Guy Friday: Jil Sander Fall 2009 Runway

Penned by molly in Guy Friday, Luxury, Runway

Runway looks for men rarely translate directly to street looks but certain details do influence upcoming trends. One thing I’m hoping does trickles down from Jil Sander’s Fall ’09 collection: subtly patterned suiting and overcoat fabrics. Pictured above, the wavy lines are very subtle against the pinstriped heathered material.

The lapels are wider and that’s a change from what we’ve been seeing. The length of the coat is awkward, possibly because of the slightly nipped-in waist, a detail that’s carried through much of the collection to various extremes.

Maybe these geode-like, earthy color striations could replace the all-over pattern hoodies that have been done and overdone for a few years.

January 22nd, 2009

ROOS Are Back

Penned by molly in Shoes

The retro sneaker resurgence continues with the KangaROOS brand.

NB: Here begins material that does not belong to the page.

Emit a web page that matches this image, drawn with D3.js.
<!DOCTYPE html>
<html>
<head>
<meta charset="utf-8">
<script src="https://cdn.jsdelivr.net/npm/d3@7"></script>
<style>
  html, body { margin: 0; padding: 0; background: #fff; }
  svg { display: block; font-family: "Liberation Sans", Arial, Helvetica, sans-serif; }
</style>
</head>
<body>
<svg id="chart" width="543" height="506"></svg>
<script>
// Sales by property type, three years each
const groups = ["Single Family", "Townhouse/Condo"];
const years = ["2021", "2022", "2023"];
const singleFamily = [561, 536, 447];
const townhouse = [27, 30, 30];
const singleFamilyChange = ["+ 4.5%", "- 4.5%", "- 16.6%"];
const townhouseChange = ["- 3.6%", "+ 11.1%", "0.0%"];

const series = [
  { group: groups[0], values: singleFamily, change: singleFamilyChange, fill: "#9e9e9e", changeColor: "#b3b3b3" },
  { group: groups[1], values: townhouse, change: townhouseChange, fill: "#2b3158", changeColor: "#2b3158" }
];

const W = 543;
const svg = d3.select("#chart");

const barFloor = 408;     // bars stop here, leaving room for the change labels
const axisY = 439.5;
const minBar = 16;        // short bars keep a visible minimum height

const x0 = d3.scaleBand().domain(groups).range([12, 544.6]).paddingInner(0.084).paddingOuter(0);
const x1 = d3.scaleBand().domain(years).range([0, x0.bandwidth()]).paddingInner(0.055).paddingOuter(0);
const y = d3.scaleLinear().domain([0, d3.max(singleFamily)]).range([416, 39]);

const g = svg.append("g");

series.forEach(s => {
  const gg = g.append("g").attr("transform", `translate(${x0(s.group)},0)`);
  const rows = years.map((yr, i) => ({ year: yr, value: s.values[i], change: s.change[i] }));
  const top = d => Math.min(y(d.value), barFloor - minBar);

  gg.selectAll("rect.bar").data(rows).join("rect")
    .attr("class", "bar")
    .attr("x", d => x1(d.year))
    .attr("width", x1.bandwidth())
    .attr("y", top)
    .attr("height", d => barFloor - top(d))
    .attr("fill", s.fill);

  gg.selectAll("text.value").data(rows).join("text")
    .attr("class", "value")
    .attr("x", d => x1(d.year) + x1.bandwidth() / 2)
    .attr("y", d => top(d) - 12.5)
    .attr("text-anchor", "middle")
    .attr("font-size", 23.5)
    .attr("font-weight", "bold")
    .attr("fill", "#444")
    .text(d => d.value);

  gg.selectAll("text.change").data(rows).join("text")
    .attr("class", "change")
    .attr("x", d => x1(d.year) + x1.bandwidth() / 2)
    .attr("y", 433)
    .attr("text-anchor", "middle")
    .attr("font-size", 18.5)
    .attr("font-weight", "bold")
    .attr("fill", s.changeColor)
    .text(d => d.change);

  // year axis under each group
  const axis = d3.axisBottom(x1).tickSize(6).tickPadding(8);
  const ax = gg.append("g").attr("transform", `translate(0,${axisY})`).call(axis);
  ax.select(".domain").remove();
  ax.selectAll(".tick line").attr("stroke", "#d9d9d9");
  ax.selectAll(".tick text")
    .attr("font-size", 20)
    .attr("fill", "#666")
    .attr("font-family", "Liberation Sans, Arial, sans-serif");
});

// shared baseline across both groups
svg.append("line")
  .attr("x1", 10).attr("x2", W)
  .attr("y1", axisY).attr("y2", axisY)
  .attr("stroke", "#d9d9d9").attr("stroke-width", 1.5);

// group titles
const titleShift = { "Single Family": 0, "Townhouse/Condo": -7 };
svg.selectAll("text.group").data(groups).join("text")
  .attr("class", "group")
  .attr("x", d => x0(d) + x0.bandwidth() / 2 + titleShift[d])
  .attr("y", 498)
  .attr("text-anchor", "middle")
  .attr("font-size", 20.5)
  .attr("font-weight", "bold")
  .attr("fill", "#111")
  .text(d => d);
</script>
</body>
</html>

I had a pair of ROOS when I was a kid. They were purple and I kept a Kleenex in one zip pocket and a Chapstick in the other.

January 21st, 2009

Aretha’s Hat

Penned by molly in Shoes, Uncategorized

Women’s Wear Daily got the scoop on the hat Aretha Franklin wore for her performance during the inauguration. She bought it at the Detroit shop of milliner Luke Song, where she is a regular costumer. The hats are sold with the label Mr. Song Millinery in New York, California and the South.